> [DATASET CONTENT]:
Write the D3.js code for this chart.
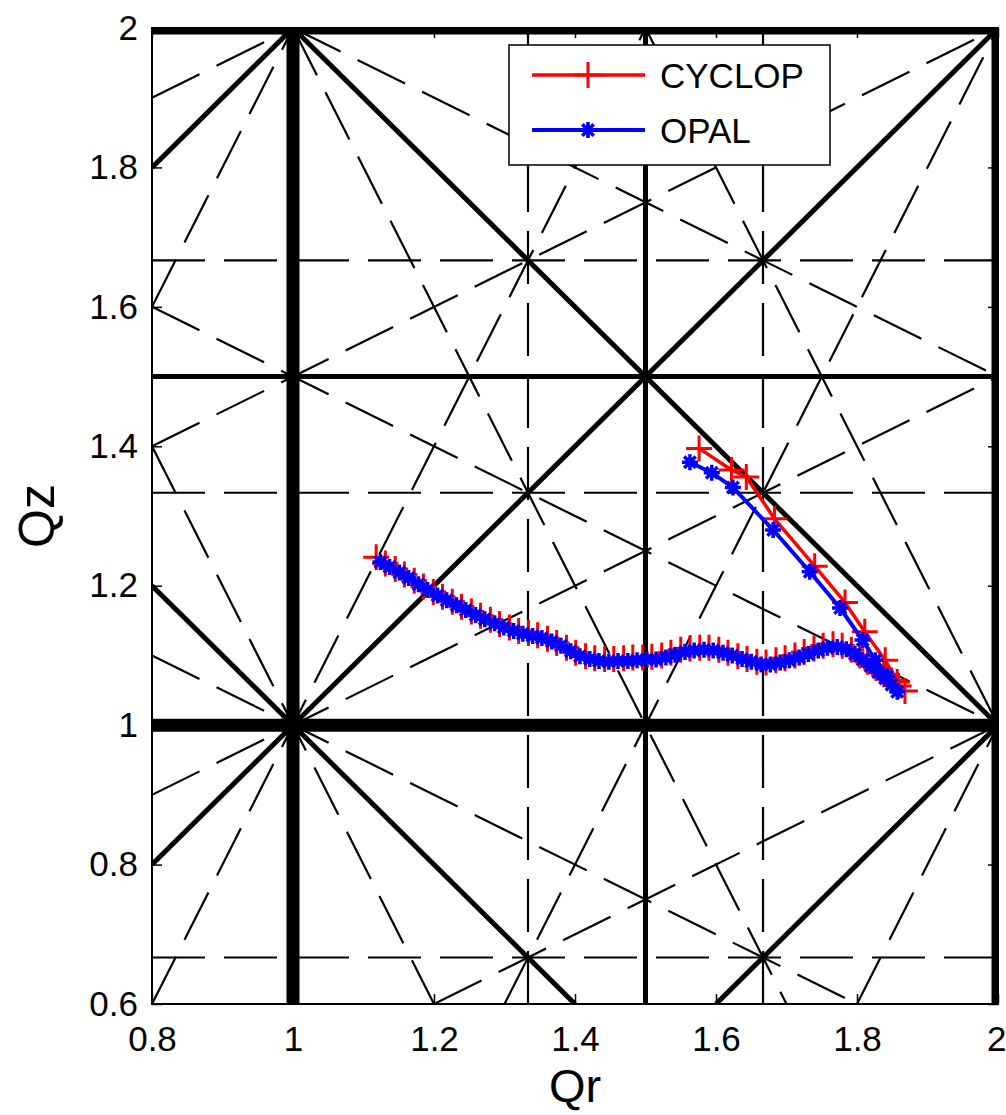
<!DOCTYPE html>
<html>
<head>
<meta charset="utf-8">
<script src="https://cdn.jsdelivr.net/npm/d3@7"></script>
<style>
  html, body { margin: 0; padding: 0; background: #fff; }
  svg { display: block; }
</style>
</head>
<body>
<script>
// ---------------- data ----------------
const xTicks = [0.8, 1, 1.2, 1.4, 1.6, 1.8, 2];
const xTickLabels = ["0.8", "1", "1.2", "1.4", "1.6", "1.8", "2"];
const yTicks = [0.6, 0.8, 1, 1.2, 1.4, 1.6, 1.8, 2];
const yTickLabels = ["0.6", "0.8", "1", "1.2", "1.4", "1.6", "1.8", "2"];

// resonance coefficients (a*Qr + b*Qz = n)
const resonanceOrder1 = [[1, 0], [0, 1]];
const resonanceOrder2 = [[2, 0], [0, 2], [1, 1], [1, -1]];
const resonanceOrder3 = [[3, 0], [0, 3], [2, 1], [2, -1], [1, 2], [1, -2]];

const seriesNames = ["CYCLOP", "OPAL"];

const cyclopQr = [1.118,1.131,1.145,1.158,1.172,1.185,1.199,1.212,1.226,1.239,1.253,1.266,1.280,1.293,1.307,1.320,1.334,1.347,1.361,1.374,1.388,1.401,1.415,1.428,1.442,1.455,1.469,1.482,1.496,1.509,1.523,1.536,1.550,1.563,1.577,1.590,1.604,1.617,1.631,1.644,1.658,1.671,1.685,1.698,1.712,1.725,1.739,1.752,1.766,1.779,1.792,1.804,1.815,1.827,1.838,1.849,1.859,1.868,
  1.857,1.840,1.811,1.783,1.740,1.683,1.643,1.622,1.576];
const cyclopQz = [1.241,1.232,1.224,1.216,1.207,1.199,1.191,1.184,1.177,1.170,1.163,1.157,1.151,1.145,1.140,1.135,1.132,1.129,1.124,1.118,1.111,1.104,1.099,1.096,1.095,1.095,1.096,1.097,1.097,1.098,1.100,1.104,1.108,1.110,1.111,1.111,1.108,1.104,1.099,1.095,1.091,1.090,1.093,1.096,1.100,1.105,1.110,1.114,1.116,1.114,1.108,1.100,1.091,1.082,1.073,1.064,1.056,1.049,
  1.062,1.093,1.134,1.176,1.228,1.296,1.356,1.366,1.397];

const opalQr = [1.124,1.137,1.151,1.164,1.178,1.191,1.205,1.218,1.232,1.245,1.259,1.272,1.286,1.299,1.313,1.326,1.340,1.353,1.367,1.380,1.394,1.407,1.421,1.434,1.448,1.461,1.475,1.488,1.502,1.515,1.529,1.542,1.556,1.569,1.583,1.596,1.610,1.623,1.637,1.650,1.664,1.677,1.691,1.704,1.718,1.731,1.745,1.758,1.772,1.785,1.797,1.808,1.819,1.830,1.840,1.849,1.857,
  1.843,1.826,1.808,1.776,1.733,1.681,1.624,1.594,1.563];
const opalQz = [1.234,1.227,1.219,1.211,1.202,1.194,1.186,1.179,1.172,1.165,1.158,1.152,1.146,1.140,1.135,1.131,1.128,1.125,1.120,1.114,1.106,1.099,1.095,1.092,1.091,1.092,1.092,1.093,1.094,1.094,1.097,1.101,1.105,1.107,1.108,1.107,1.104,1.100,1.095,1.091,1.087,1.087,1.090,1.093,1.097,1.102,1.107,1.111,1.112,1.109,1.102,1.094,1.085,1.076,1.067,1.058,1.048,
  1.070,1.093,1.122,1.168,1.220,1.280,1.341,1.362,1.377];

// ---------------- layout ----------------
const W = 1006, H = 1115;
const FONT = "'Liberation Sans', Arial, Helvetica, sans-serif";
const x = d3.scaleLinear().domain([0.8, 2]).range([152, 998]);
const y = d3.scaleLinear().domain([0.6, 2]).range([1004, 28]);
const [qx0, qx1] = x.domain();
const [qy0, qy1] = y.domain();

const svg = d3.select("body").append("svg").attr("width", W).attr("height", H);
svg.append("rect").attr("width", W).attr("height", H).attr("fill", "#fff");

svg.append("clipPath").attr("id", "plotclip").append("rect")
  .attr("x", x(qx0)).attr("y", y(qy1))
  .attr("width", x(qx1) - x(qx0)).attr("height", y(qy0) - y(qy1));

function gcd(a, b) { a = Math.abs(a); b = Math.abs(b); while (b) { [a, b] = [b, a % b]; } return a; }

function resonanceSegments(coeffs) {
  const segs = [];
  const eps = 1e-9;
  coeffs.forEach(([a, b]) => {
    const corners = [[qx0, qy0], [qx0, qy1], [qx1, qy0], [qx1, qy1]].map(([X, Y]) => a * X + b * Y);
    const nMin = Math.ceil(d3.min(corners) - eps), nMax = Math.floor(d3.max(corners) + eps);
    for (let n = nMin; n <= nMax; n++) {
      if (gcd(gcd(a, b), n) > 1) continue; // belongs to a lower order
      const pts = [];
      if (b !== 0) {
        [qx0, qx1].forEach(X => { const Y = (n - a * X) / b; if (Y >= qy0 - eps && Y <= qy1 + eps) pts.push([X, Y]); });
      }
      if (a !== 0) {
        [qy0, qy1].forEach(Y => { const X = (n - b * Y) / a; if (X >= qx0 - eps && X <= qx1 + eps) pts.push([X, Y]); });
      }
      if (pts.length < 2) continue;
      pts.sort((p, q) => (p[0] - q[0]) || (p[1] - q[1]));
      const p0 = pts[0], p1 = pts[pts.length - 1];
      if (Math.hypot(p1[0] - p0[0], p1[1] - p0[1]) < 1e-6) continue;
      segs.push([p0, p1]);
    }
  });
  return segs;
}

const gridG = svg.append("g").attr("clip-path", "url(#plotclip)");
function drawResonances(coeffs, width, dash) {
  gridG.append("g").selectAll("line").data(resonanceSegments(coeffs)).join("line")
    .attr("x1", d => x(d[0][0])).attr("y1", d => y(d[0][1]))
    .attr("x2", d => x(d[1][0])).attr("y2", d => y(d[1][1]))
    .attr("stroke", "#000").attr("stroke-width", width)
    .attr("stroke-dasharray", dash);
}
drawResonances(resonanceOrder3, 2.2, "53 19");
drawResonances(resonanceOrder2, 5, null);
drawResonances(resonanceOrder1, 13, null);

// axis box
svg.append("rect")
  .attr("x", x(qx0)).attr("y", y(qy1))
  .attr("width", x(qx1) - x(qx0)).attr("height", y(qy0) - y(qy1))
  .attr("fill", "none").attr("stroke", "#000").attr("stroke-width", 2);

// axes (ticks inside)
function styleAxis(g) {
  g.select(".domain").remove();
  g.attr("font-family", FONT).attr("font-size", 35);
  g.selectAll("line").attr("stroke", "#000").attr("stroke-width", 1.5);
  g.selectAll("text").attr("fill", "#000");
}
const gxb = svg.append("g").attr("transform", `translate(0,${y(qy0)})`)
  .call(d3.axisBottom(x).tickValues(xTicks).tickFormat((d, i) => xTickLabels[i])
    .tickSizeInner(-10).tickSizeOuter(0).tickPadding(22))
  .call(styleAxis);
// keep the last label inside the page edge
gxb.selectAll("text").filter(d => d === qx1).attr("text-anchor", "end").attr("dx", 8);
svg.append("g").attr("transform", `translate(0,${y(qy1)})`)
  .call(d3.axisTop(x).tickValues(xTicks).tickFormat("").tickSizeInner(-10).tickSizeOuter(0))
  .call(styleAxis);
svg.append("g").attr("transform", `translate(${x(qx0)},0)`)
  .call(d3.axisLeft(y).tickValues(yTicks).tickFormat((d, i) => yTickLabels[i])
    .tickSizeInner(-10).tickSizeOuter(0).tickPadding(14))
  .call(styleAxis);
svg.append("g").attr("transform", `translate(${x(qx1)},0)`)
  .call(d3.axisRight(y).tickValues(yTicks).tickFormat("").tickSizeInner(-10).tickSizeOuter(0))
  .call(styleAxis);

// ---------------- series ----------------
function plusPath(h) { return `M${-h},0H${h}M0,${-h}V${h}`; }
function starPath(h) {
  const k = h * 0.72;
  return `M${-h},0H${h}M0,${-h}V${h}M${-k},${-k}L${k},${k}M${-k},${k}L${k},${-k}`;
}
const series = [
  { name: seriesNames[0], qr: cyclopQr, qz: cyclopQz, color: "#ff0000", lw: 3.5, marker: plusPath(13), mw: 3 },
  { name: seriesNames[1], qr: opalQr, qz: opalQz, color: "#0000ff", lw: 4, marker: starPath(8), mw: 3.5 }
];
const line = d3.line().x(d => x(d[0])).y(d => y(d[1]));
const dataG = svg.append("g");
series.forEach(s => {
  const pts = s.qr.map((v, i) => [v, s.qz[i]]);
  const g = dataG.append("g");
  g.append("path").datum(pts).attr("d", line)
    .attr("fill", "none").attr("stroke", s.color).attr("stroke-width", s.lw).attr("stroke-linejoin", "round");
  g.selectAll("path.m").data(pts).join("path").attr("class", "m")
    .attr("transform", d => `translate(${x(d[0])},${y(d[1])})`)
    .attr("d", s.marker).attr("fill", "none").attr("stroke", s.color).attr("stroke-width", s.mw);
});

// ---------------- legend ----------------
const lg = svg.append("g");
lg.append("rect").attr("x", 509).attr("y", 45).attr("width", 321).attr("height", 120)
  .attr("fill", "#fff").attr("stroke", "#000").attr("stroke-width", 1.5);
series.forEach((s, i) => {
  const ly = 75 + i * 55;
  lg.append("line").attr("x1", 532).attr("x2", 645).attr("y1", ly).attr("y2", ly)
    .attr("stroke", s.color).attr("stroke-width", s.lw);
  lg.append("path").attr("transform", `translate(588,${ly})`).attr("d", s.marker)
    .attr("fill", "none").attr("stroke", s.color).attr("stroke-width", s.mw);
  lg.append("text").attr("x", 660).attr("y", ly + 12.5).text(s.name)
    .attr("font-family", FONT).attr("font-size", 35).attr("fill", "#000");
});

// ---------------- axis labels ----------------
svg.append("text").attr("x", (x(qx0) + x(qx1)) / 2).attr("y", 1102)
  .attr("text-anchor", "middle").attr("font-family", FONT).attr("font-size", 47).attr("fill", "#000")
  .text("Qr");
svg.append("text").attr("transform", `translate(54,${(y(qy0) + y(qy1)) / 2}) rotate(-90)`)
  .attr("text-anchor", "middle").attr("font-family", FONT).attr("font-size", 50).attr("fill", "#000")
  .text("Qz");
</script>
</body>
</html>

> [EXERCISE DIRECTIONS]:
Pictures excluded, repeat exactly the lines from the top of the material through the line with "1.062,1.093,1.134,1.176,1.228,1.296,1.356,1.366,1.397];", including both of those lines.

> [EXERCISE ANSWER]:
Write the D3.js code for this chart.
<!DOCTYPE html>
<html>
<head>
<meta charset="utf-8">
<script src="https://cdn.jsdelivr.net/npm/d3@7"></script>
<style>
  html, body { margin: 0; padding: 0; background: #fff; }
  svg { display: block; }
</style>
</head>
<body>
<script>
// ---------------- data ----------------
const xTicks = [0.8, 1, 1.2, 1.4, 1.6, 1.8, 2];
const xTickLabels = ["0.8", "1", "1.2", "1.4", "1.6", "1.8", "2"];
const yTicks = [0.6, 0.8, 1, 1.2, 1.4, 1.6, 1.8, 2];
const yTickLabels = ["0.6", "0.8", "1", "1.2", "1.4", "1.6", "1.8", "2"];

// resonance coefficients (a*Qr + b*Qz = n)
const resonanceOrder1 = [[1, 0], [0, 1]];
const resonanceOrder2 = [[2, 0], [0, 2], [1, 1], [1, -1]];
const resonanceOrder3 = [[3, 0], [0, 3], [2, 1], [2, -1], [1, 2], [1, -2]];

const seriesNames = ["CYCLOP", "OPAL"];

const cyclopQr = [1.118,1.131,1.145,1.158,1.172,1.185,1.199,1.212,1.226,1.239,1.253,1.266,1.280,1.293,1.307,1.320,1.334,1.347,1.361,1.374,1.388,1.401,1.415,1.428,1.442,1.455,1.469,1.482,1.496,1.509,1.523,1.536,1.550,1.563,1.577,1.590,1.604,1.617,1.631,1.644,1.658,1.671,1.685,1.698,1.712,1.725,1.739,1.752,1.766,1.779,1.792,1.804,1.815,1.827,1.838,1.849,1.859,1.868,
  1.857,1.840,1.811,1.783,1.740,1.683,1.643,1.622,1.576];
const cyclopQz = [1.241,1.232,1.224,1.216,1.207,1.199,1.191,1.184,1.177,1.170,1.163,1.157,1.151,1.145,1.140,1.135,1.132,1.129,1.124,1.118,1.111,1.104,1.099,1.096,1.095,1.095,1.096,1.097,1.097,1.098,1.100,1.104,1.108,1.110,1.111,1.111,1.108,1.104,1.099,1.095,1.091,1.090,1.093,1.096,1.100,1.105,1.110,1.114,1.116,1.114,1.108,1.100,1.091,1.082,1.073,1.064,1.056,1.049,
  1.062,1.093,1.134,1.176,1.228,1.296,1.356,1.366,1.397];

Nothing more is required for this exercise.